Contrary to Father Paissy’s suspicion, Alexei isn’t becoming one of little faith. He’s running away in dismay because his faith is so great. Long thereafter, Alexei would consider this day “one of the most painful and fatal days of his life.” Alexei was expecting a “higher justice” that would take the form of a miracle. Everyone in the monastery, in fact, had expected this. It hurt Alexei that Zosima, the one who “was to have been exalted higher than anyone in the whole world” was being disgraced. Alexei loves God, but he murmurs against Him. He feels “some vague but tormenting and evil impression” left over from his conversation with Ivan the day before.
Alexei’s dismay comes partly from not witnessing the miracle that he expected. He’s in pain because Zosima was insulted by the other monk and because a part of Alexei may suspect that there is some truth in the others’ suspicion that Zosima was merely ordinary. Alexei is also angry with God because he feels that he’s been cheated. He then begins to wonder if there’s some validity to Ivan’s conversation from the day before. In all, he is disillusioned.
It’s already quite dark when Rakitin passes through a pine grove and notices Alexei “lying face down on the ground under a tree, motionless and as if asleep.” Rakitin calls him by name. He says that he’s been looking for Alexei for two hours and asks what he’s doing. Alexei raises his head and leans back against the tree. He isn’t crying, but he wears “an expression of suffering.” Rakitin notes the change in his look and asks if he’s angry with someone. Alexei snaps at him, telling Rakitin to leave him alone. Rakitin asks if his dismay has been caused by the stink from Zosima’s corpse. Alexei cries out about how much he wants to believe, while Rakitin points out that even “thirteen-year-old schoolboys” no longer believe in such things.
When Alexei is disappointed by monastic life, he takes solace in nature. In this regard, he and Zosima are very similar because the elder also found comfort in nature’s beauty. Rakitin envies the favoritism that has been shown to Alexei and the Karamazovs at the monastery, so he delights in taunting his naivete in revenge. Rakitin’s reference to thirteen-year-old schoolboys prepares the reader for Kolya Krasotkin, who is thirteen and remarkably cynical.

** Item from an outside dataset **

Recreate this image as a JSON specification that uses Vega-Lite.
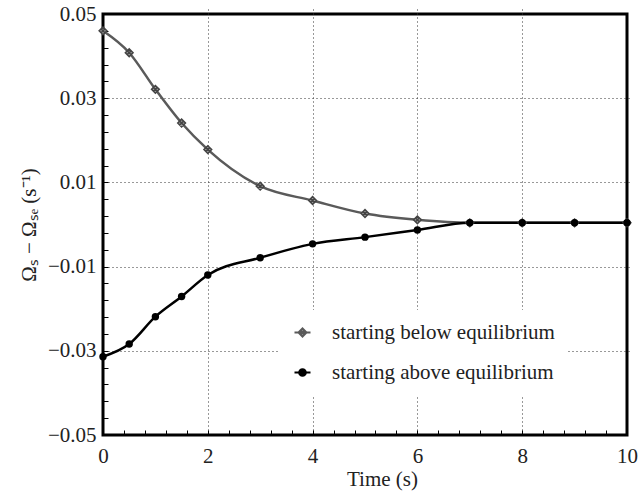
{
  "$schema": "https://vega.github.io/schema/vega-lite/v6.json",
  "width": 524,
  "height": 421,
  "autosize": {"type": "none"},
  "padding": {"left": 103, "top": 14, "right": 14, "bottom": 63},
  "background": "white",
  "config": {
    "view": {"stroke": "black", "strokeWidth": 3},
    "font": "Liberation Serif",
    "axis": {
      "domain": false,
      "tickColor": "black",
      "tickWidth": 1,
      "tickSize": 5,
      "offset": -5,
      "gridColor": "#333",
      "gridDash": [1, 3],
      "gridWidth": 1,
      "labelOverlap": false,
      "labelBound": false,
      "labelFlush": false
    }
  },
  "data": {
    "values": [
      {"t": 0, "v": 0.046, "s": "starting below equilibrium"},
      {"t": 0.5, "v": 0.0408, "s": "starting below equilibrium"},
      {"t": 1, "v": 0.0321, "s": "starting below equilibrium"},
      {"t": 1.5, "v": 0.0241, "s": "starting below equilibrium"},
      {"t": 2, "v": 0.0178, "s": "starting below equilibrium"},
      {"t": 3, "v": 0.0091, "s": "starting below equilibrium"},
      {"t": 4, "v": 0.0057, "s": "starting below equilibrium"},
      {"t": 5, "v": 0.0026, "s": "starting below equilibrium"},
      {"t": 6, "v": 0.0011, "s": "starting below equilibrium"},
      {"t": 7, "v": 0.0004, "s": "starting below equilibrium"},
      {"t": 8, "v": 0.0004, "s": "starting below equilibrium"},
      {"t": 9, "v": 0.0004, "s": "starting below equilibrium"},
      {"t": 10, "v": 0.0004, "s": "starting below equilibrium"},
      {"t": 0, "v": -0.0314, "s": "starting above equilibrium"},
      {"t": 0.5, "v": -0.0284, "s": "starting above equilibrium"},
      {"t": 1, "v": -0.0219, "s": "starting above equilibrium"},
      {"t": 1.5, "v": -0.0171, "s": "starting above equilibrium"},
      {"t": 2, "v": -0.012, "s": "starting above equilibrium"},
      {"t": 3, "v": -0.0079, "s": "starting above equilibrium"},
      {"t": 4, "v": -0.0046, "s": "starting above equilibrium"},
      {"t": 5, "v": -0.003, "s": "starting above equilibrium"},
      {"t": 6, "v": -0.0013, "s": "starting above equilibrium"},
      {"t": 7, "v": 0.0004, "s": "starting above equilibrium"},
      {"t": 8, "v": 0.0004, "s": "starting above equilibrium"},
      {"t": 9, "v": 0.0004, "s": "starting above equilibrium"},
      {"t": 10, "v": 0.0004, "s": "starting above equilibrium"}
    ]
  },
  "encoding": {
    "x": {
      "field": "t",
      "type": "quantitative",
      "scale": {"domain": [0, 10], "nice": false, "zero": false},
      "axis": {
        "title": "Time (s)",
        "values": [0, 0.4, 0.8, 1.2, 1.6, 2, 2.4, 2.8, 3.2, 3.6, 4, 4.4, 4.8, 5.2, 5.6, 6, 6.4, 6.8, 7.2, 7.6, 8, 8.4, 8.8, 9.2, 9.6, 10],
        "labelExpr": "datum.value % 2 == 0 ? format(datum.value, 'd') : ''",
        "labelFont": "Liberation Serif",
        "labelFontSize": 21,
        "labelColor": "#222",
        "titleFont": "Liberation Serif",
        "titleFontSize": 21,
        "titleFontWeight": "normal",
        "titleColor": "#222",
        "labelPadding": 10,
        "titlePadding": 2,
        "titleX": 279,
        "gridOpacity": {"condition": {"test": "datum.value % 2 == 0 && datum.value > 0 && datum.value < 10", "value": 1}, "value": 0}
      }
    },
    "y": {
      "field": "v",
      "type": "quantitative",
      "scale": {"domain": [-0.05, 0.05], "nice": false, "zero": false},
      "axis": {
        "title": "Ωₛ − Ωₛₑ (s⁻¹)",
        "values": [-0.05, -0.046, -0.042, -0.038, -0.034, -0.03, -0.026, -0.022, -0.018, -0.014, -0.01, -0.006, -0.002, 0.002, 0.006, 0.01, 0.014, 0.018, 0.022, 0.026, 0.03, 0.034, 0.038, 0.042, 0.046, 0.05],
        "labelExpr": "abs(round(datum.value * 1000)) % 20 == 10 ? format(datum.value, '.2f') : ''",
        "labelFont": "Liberation Serif",
        "labelFontSize": 21,
        "labelColor": "#222",
        "titleFont": "Liberation Serif",
        "titleFontSize": 21,
        "titleFontWeight": "normal",
        "titleColor": "#222",
        "labelPadding": 7,
        "titlePadding": 8,
        "gridOpacity": {"condition": {"test": "abs(round(datum.value * 1000)) % 20 == 10 && abs(datum.value) < 0.04", "value": 1}, "value": 0}
      }
    }
  },
  "layer": [
    {
      "mark": {"type": "line", "interpolate": "monotone", "strokeWidth": 2.5},
      "encoding": {
        "stroke": {
          "field": "s",
          "type": "nominal",
          "scale": {"domain": ["starting below equilibrium", "starting above equilibrium"], "range": ["#5a5a5a", "#000000"]},
          "legend": {
            "title": null,
            "orient": "none",
            "legendX": 177,
            "legendY": 296,
            "fillColor": "white",
            "padding": 12,
            "symbolSize": 256,
            "symbolStrokeWidth": 2,
            "labelOffset": 19,
            "rowPadding": 18,
            "labelLimit": 0,
            "labelFont": "Liberation Serif",
            "labelFontSize": 21,
            "labelColor": "#222",
            "labelExpr": "datum.label + '\u00a0\u00a0\u00a0\u00a0\u00a0\u00a0'",
            "encode": {
              "symbols": {
                "update": {
                  "shape": {"signal": "datum.value == 'starting below equilibrium' ? 'M-1,0H1M-0.5,0L0,-0.5L0.5,0L0,0.5ZM-0.3,-0.3L0.3,0.3M-0.3,0.3L0.3,-0.3' : 'M-1,0H1M0.42,0A0.42,0.42,0,1,1,-0.42,0A0.42,0.42,0,1,1,0.42,0Z'"},
                  "fill": {"signal": "datum.value == 'starting below equilibrium' ? '#999999' : '#000000'"},
                  "stroke": {"signal": "datum.value == 'starting below equilibrium' ? '#444444' : '#000000'"},
                  "strokeWidth": {"value": 2},
                  "opacity": {"value": 1},
                  "fillOpacity": {"value": 1}
                }
              }
            }
          }
        }
      }
    },
    {
      "transform": [{"filter": "datum.s == 'starting below equilibrium'"}],
      "mark": {"type": "point", "shape": "M-1,0L0,-1L1,0L0,1ZM-0.6,-0.6L0.6,0.6M-0.6,0.6L0.6,-0.6", "filled": false, "fill": "#a0a0a0", "fillOpacity": 1, "stroke": "#444444", "strokeWidth": 1.5, "opacity": 1, "size": 60}
    },
    {
      "transform": [{"filter": "datum.s == 'starting above equilibrium'"}],
      "mark": {"type": "point", "shape": "circle", "filled": true, "fill": "#000000", "opacity": 1, "size": 55}
    }
  ]
}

Alexei gives Rakitin a long look, but it’s not a look of anger. He then says that he’s not rebelling against God, he just doesn’t accept his world. Rakitin doesn’t understand what he means, and Alexei doesn’t clarify. Rakitin changes the subject by offering him a hunk of sausage. He then invites Alexei back to his place and even offers a shot of vodka, which Alexei surprises him by accepting.
Alexei quotes Ivan, thereby acknowledging that he was deeply affected by his brother’s speech the day before. Rakitin’s offer of sausage is his first temptation of Alexei. He wants to dissuade the monk from his fast. The next temptation will be getting Grushenka to seduce him.
Rakitin asks Alexei if he knows that Ivan has left for Moscow, and Alexei says he does. He mentions that he has to stop off to see Madame Khokhlakov to give her the requested report. Rakitin then stops suddenly, takes Alexei by the shoulder, and suggests that they go to Grushenka’s instead. Alexei agrees. Rakitin is delighted. There are two benefits for him—one is material and the other is “vengeful.” He’s eager to see Alexei fall “from the saints to the sinners.”
Rakitin is envious of Alexei. Part of his resentment is related to Alexei’s higher social class; another part is jealousy for the way he’s idealized as an angel by Madame Khokhlakov and the favoritism that Zosima expressed toward him. Rakitin feels inferior to Alexei, so he wants to bring him down to his level.